**DATA BLOCK**
● ● ● ● ●

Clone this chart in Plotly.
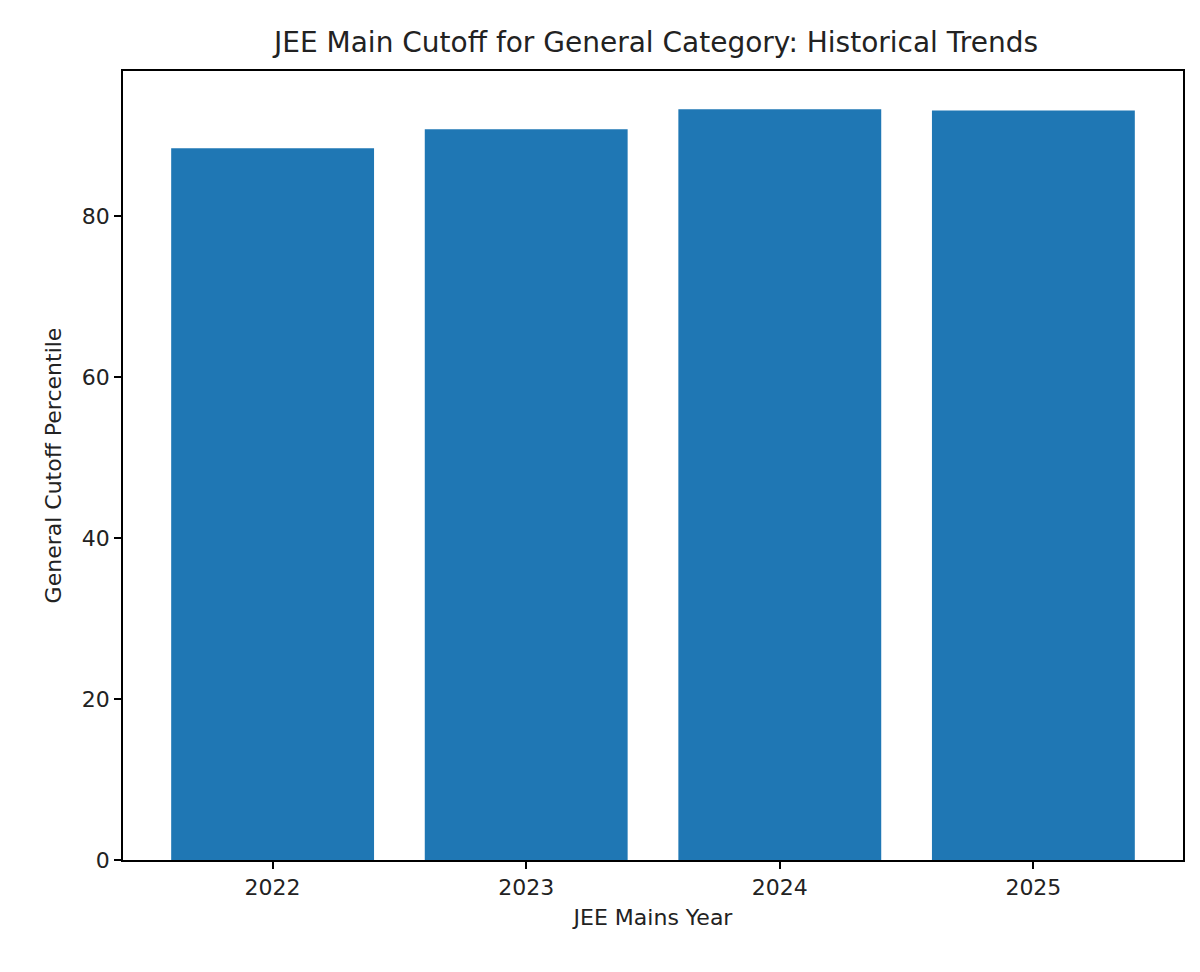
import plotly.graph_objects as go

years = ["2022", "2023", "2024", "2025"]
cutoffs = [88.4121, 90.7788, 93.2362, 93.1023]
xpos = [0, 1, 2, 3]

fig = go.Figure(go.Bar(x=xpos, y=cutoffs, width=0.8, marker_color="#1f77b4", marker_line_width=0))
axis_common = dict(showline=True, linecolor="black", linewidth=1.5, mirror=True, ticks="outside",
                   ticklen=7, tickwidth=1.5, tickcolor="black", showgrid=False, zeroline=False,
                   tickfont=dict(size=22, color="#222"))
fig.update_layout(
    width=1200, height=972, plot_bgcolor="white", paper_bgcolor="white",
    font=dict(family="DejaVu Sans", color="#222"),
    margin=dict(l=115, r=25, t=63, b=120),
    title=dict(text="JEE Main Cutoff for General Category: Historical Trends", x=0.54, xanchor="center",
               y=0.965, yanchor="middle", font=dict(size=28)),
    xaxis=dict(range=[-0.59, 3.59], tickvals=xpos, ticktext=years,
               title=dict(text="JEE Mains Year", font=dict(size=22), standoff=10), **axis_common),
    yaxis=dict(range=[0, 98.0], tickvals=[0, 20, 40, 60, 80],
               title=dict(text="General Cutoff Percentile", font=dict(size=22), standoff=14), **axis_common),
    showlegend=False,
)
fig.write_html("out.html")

● ● ● ● ●

**THE PROBLEM**
Restate the whole listing above exactly, except for its images.

**ANSWER BELOW**
Clone this chart in Plotly.
import plotly.graph_objects as go

years = ["2022", "2023", "2024", "2025"]
cutoffs = [88.4121, 90.7788, 93.2362, 93.1023]
xpos = [0, 1, 2, 3]

fig = go.Figure(go.Bar(x=xpos, y=cutoffs, width=0.8, marker_color="#1f77b4", marker_line_width=0))
axis_common = dict(showline=True, linecolor="black", linewidth=1.5, mirror=True, ticks="outside",
                   ticklen=7, tickwidth=1.5, tickcolor="black", showgrid=False, zeroline=False,
                   tickfont=dict(size=22, color="#222"))
fig.update_layout(
    width=1200, height=972, plot_bgcolor="white", paper_bgcolor="white",
    font=dict(family="DejaVu Sans", color="#222"),
    margin=dict(l=115, r=25, t=63, b=120),
    title=dict(text="JEE Main Cutoff for General Category: Historical Trends", x=0.54, xanchor="center",
               y=0.965, yanchor="middle", font=dict(size=28)),
    xaxis=dict(range=[-0.59, 3.59], tickvals=xpos, ticktext=years,
               title=dict(text="JEE Mains Year", font=dict(size=22), standoff=10), **axis_common),
    yaxis=dict(range=[0, 98.0], tickvals=[0, 20, 40, 60, 80],
               title=dict(text="General Cutoff Percentile", font=dict(size=22), standoff=14), **axis_common),
    showlegend=False,
)
fig.write_html("out.html")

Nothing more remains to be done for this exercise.